Reading about research in the media sometimes can be misleading. Here are two recent examples. First, several articles and blog posts have covered "The Sunny Side of Fairness," research out of UCLA by Golnaz Tabibnia, Ajay B. Satpute, and Matthew D. Lieberman.
An article about the study at physorg.com is titled "Are humans hardwired for fairness?" Professor Greg Downey of Neuroanthropology posted at Craving money, chocolate and… justice his concern about interpreting the research as saying fairness is hardwired.
I still reject the notion that this necessarily proves that we are ‘hard-wired to treat fairness as a reward [quoting Dr.
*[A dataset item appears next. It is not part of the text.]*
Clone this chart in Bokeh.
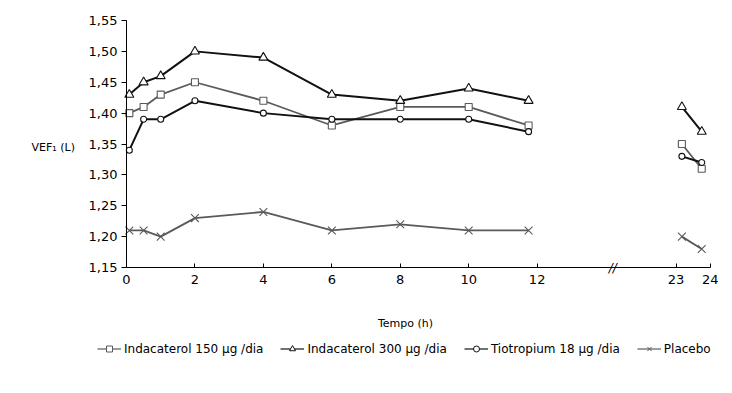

Lieberman in a UCLA press release].’ I don’t think that the research shows anything about ‘hard-wiring’, but rather about the ‘wiring’ of university students. No developmental or cross-cultural data has been discussed that might go to the issue of whether this ‘wiring’ is ‘hard’ or ’soft,’ and I strongly suspect that it’s not ‘hard’ in the sense that this usually means, as we have plenty of cross-cultural evidence suggesting not every society thinks money should be divided equally, or even that money is terribly valuable.
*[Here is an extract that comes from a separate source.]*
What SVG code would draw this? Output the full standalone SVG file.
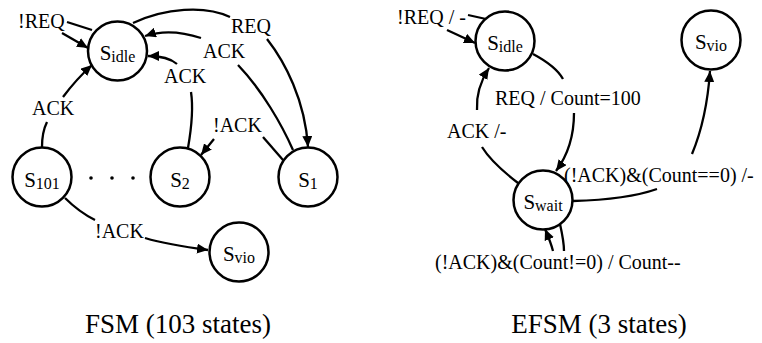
<svg xmlns="http://www.w3.org/2000/svg" width="762" height="343" viewBox="0 0 762 343" font-family="'Liberation Serif', 'DejaVu Serif', serif">
  <style>
    .node circle { fill: #ffffff; stroke: #000000; stroke-width: 2.5; }
    .name { font-size: 21px; fill: #000000; text-anchor: middle; }
    .sub { font-size: 16px; }
    .edge { fill: none; stroke: #000000; stroke-width: 2.3; }
    .arrow { marker-end: url(#head); }
    .label { font-size: 20px; fill: #000000; }
    .caption { font-size: 27px; fill: #000000; text-anchor: middle; }
  </style>
  <defs>
    <marker id="head" markerUnits="userSpaceOnUse" markerWidth="12" markerHeight="10" refX="11" refY="5" orient="auto">
      <path d="M0,0 L11,5 L0,10 z" fill="#000000"/>
    </marker>
  </defs>

  <rect width="762" height="343" fill="#ffffff"/>

  <!-- connectors: each label interrupts its own line -->
  <g id="connectors">
    <!-- FSM -->
    <path class="edge" d="M92,30 L67,22"/>
    <path class="edge arrow" d="M62,33 L88,48"/>
    <path class="edge" d="M133,23 C 165,8 205,5 230,17"/>
    <path class="edge arrow" d="M267,39 C 285,62 305,100 308,147"/>
    <path class="edge" d="M293,150 C 282,125 262,90 238,65"/>
    <path class="edge arrow" d="M201,38 C 180,31 160,31 145,36"/>
    <path class="edge" d="M188,148 C 192,125 193,105 191,92"/>
    <path class="edge arrow" d="M177,64 C 170,58 160,56 148,56"/>
    <path class="edge" d="M283,160 C 276,152 269,144 263,137"/>
    <path class="edge arrow" d="M214,139 L201,155"/>
    <path class="edge" d="M42,147 C 42,136 44,128 47,122"/>
    <path class="edge arrow" d="M63,97 C 72,85 82,74 92,65"/>
    <path class="edge" d="M65,198 C 75,208 85,215 95,220"/>
    <path class="edge arrow" d="M145,238 C 165,244 185,247 208,250"/>

    <!-- EFSM -->
    <path class="edge" d="M486,19 L468,15"/>
    <path class="edge arrow" d="M447,30 L475,43"/>
    <path class="edge" d="M533,54 C 548,62 558,70 563,79"/>
    <path class="edge arrow" d="M574,113 C 574,135 568,155 556,171"/>
    <path class="edge" d="M518,183 C 505,173 490,160 482,147"/>
    <path class="edge arrow" d="M477,110 C 476,95 480,82 489,68"/>
    <path class="edge" d="M573,201 C 610,200 640,195 657,189"/>
    <path class="edge arrow" d="M692,154 C 702,130 708,100 710,71"/>
    <path class="edge" d="M560,224 C 562,233 564,242 564,251"/>
    <path class="edge arrow" d="M553,251 C 551,243 548,236 545,229"/>
  </g>

  <!-- FSM states -->
  <g id="fsm-idle" class="node">
    <circle cx="117.5" cy="51" r="29.5"/>
    <text class="name" x="117.5" y="60">S<tspan class="sub" dy="2">idle</tspan></text>
  </g>
  <g id="fsm-s101" class="node">
    <circle cx="42" cy="177" r="29.5"/>
    <text class="name" x="42" y="187">S<tspan class="sub" dy="1.5">101</tspan></text>
  </g>
  <g id="fsm-s2" class="node">
    <circle cx="180" cy="177" r="29.5"/>
    <text class="name" x="180" y="187">S<tspan class="sub" dy="1.5">2</tspan></text>
  </g>
  <g id="fsm-s1" class="node">
    <circle cx="308" cy="177" r="29.5"/>
    <text class="name" x="308" y="187">S<tspan class="sub" dy="1.5">1</tspan></text>
  </g>
  <g id="fsm-vio" class="node">
    <circle cx="239" cy="252" r="29.5"/>
    <text class="name" x="239" y="261">S<tspan class="sub" dy="2">vio</tspan></text>
  </g>
  <g id="fsm-ellipsis">
    <circle cx="91" cy="178" r="1.8" fill="#000000"/>
    <circle cx="112" cy="178" r="1.8" fill="#000000"/>
    <circle cx="133" cy="178" r="1.8" fill="#000000"/>
  </g>

  <!-- EFSM states -->
  <g id="efsm-idle" class="node">
    <circle cx="505" cy="41" r="29.5"/>
    <text class="name" x="505" y="50">S<tspan class="sub" dy="2">idle</tspan></text>
  </g>
  <g id="efsm-wait" class="node">
    <circle cx="543" cy="200" r="29.5"/>
    <text class="name" x="543" y="209">S<tspan class="sub" dy="2">wait</tspan></text>
  </g>
  <g id="efsm-vio" class="node">
    <circle cx="711" cy="40" r="29.5"/>
    <text class="name" x="711" y="49">S<tspan class="sub" dy="2">vio</tspan></text>
  </g>

  <!-- transition labels -->
  <g id="labels">
    <text class="label" x="18" y="28">!REQ</text>
    <text class="label" x="231" y="33">REQ</text>
    <text class="label" x="203" y="58">ACK</text>
    <text class="label" x="164" y="83">ACK</text>
    <text class="label" x="32" y="115">ACK</text>
    <text class="label" x="213" y="132">!ACK</text>
    <text class="label" x="95" y="238">!ACK</text>

    <text class="label" x="397" y="24">!REQ / -</text>
    <text class="label" x="495" y="105">REQ / Count=100</text>
    <text class="label" x="447" y="138">ACK /-</text>
    <text class="label" x="564" y="182">(!ACK)&amp;(Count==0) /-</text>
    <text class="label" x="435" y="269">(!ACK)&amp;(Count!=0) / Count--</text>
  </g>

  <!-- captions -->
  <text class="caption" x="178" y="333">FSM (103 states)</text>
  <text class="caption" x="599" y="333">EFSM (3 states)</text>
</svg>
The notion of ‘hard-wiring’ still seems to me to be one of the most problematic pieces of baggage that gets drug out in much of the brain imaging research, usually without data that would actually support it. The research is plenty interesting without the assumption of ‘hard-wiring’, . . .
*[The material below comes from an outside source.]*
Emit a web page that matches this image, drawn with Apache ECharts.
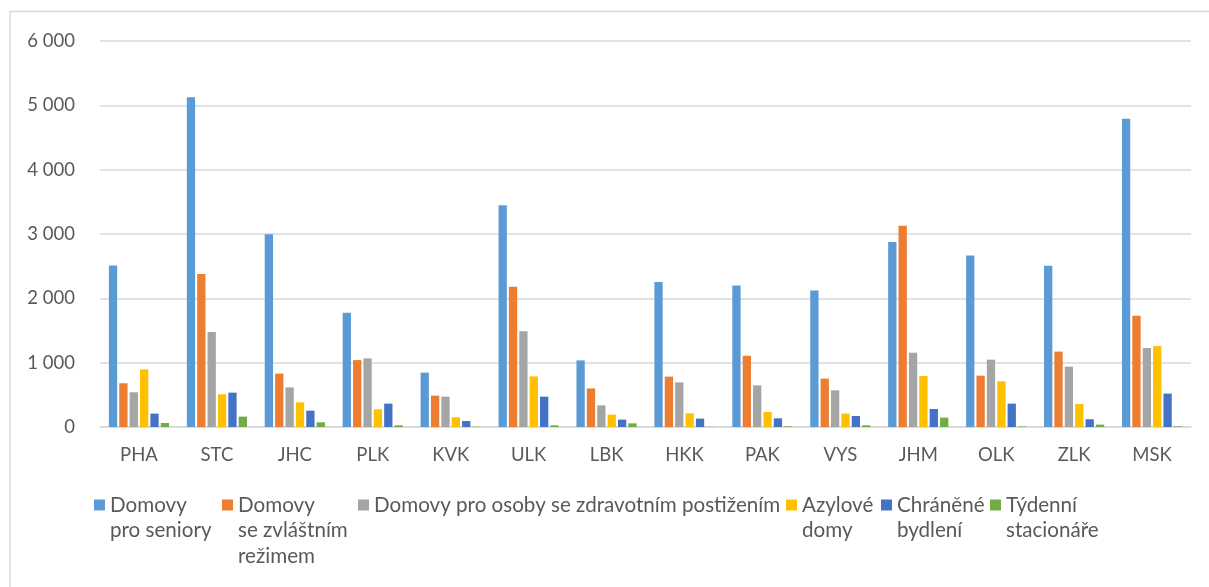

I am looking forward to reading the study. Here you will find links to the study and to several articles about it.
The second example: At idealawg, I posted Better to lead with thinking rather than feeling in negotiations? Maybe if you are an MBA student in a negotiations course. I question the conclusions drawn from the research both in the media—and by the study itself.
Bottom line: Whenever possible, read the actual studies in addition to what the media reports.